Short task: Only the lines from the start of the data through the line containing "(la) at (16,242)" should be written out, exactly as they are, with both ends included and the pictures left out.

======== Data section ========

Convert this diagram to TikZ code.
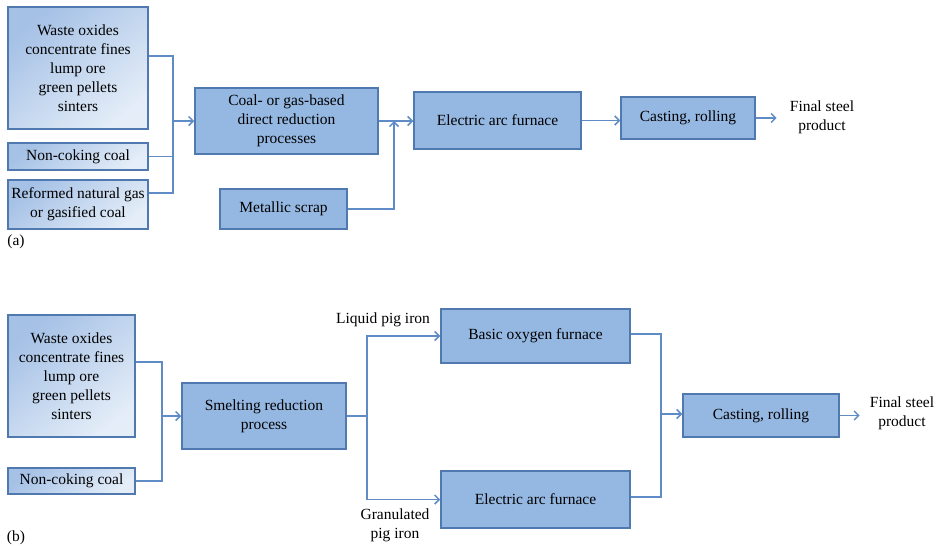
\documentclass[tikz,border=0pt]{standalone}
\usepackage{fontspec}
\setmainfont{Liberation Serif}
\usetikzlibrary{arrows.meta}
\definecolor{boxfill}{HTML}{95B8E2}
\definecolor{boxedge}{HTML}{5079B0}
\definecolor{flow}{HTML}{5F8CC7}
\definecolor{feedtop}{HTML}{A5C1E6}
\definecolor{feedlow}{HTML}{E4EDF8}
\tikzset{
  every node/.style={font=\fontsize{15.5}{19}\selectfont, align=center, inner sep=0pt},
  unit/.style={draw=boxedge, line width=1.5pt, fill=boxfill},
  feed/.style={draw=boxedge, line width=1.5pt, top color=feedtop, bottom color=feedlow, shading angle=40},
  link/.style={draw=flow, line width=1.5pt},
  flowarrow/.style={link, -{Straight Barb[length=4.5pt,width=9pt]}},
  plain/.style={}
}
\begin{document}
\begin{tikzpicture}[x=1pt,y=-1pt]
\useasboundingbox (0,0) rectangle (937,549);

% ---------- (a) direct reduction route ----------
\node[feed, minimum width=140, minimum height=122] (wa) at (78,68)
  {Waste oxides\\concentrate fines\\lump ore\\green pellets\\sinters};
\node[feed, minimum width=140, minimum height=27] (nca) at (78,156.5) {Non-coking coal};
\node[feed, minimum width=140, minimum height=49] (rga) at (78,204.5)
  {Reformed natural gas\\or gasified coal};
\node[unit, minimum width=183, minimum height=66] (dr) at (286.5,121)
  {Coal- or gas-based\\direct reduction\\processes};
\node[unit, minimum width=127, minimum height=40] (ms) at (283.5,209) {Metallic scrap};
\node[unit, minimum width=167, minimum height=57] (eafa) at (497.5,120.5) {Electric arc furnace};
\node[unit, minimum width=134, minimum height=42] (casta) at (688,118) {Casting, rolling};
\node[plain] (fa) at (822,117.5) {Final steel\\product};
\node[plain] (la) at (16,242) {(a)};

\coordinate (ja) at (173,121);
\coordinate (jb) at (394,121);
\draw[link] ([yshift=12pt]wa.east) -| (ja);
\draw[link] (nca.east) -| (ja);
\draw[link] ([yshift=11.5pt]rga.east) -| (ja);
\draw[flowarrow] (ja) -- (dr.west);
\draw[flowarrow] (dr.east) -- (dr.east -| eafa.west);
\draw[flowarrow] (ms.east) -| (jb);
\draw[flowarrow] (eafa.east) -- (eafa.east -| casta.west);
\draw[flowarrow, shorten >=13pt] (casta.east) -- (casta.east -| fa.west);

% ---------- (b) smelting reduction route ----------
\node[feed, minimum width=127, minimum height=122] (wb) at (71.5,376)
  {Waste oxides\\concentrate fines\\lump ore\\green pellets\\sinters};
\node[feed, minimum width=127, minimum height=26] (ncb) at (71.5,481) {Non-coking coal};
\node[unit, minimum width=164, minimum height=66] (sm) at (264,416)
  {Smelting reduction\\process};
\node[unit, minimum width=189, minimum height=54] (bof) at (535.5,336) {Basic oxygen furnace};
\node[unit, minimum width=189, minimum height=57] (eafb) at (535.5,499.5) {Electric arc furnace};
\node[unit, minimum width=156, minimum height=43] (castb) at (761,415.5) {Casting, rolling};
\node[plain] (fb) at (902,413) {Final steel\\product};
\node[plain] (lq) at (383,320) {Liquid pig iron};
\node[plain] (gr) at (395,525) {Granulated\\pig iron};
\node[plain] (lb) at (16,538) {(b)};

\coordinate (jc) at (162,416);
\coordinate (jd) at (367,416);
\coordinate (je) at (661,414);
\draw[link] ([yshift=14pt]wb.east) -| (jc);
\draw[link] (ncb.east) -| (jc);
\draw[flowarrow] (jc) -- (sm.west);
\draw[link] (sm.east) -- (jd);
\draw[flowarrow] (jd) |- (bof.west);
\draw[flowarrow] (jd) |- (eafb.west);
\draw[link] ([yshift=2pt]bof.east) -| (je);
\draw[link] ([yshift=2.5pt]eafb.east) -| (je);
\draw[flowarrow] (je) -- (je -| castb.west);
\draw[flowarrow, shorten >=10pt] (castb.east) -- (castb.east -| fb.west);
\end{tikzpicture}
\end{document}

========

Response:
Convert this diagram to TikZ code.
\documentclass[tikz,border=0pt]{standalone}
\usepackage{fontspec}
\setmainfont{Liberation Serif}
\usetikzlibrary{arrows.meta}
\definecolor{boxfill}{HTML}{95B8E2}
\definecolor{boxedge}{HTML}{5079B0}
\definecolor{flow}{HTML}{5F8CC7}
\definecolor{feedtop}{HTML}{A5C1E6}
\definecolor{feedlow}{HTML}{E4EDF8}
\tikzset{
  every node/.style={font=\fontsize{15.5}{19}\selectfont, align=center, inner sep=0pt},
  unit/.style={draw=boxedge, line width=1.5pt, fill=boxfill},
  feed/.style={draw=boxedge, line width=1.5pt, top color=feedtop, bottom color=feedlow, shading angle=40},
  link/.style={draw=flow, line width=1.5pt},
  flowarrow/.style={link, -{Straight Barb[length=4.5pt,width=9pt]}},
  plain/.style={}
}
\begin{document}
\begin{tikzpicture}[x=1pt,y=-1pt]
\useasboundingbox (0,0) rectangle (937,549);

% ---------- (a) direct reduction route ----------
\node[feed, minimum width=140, minimum height=122] (wa) at (78,68)
  {Waste oxides\\concentrate fines\\lump ore\\green pellets\\sinters};
\node[feed, minimum width=140, minimum height=27] (nca) at (78,156.5) {Non-coking coal};
\node[feed, minimum width=140, minimum height=49] (rga) at (78,204.5)
  {Reformed natural gas\\or gasified coal};
\node[unit, minimum width=183, minimum height=66] (dr) at (286.5,121)
  {Coal- or gas-based\\direct reduction\\processes};
\node[unit, minimum width=127, minimum height=40] (ms) at (283.5,209) {Metallic scrap};
\node[unit, minimum width=167, minimum height=57] (eafa) at (497.5,120.5) {Electric arc furnace};
\node[unit, minimum width=134, minimum height=42] (casta) at (688,118) {Casting, rolling};
\node[plain] (fa) at (822,117.5) {Final steel\\product};
\node[plain] (la) at (16,242) {(a)};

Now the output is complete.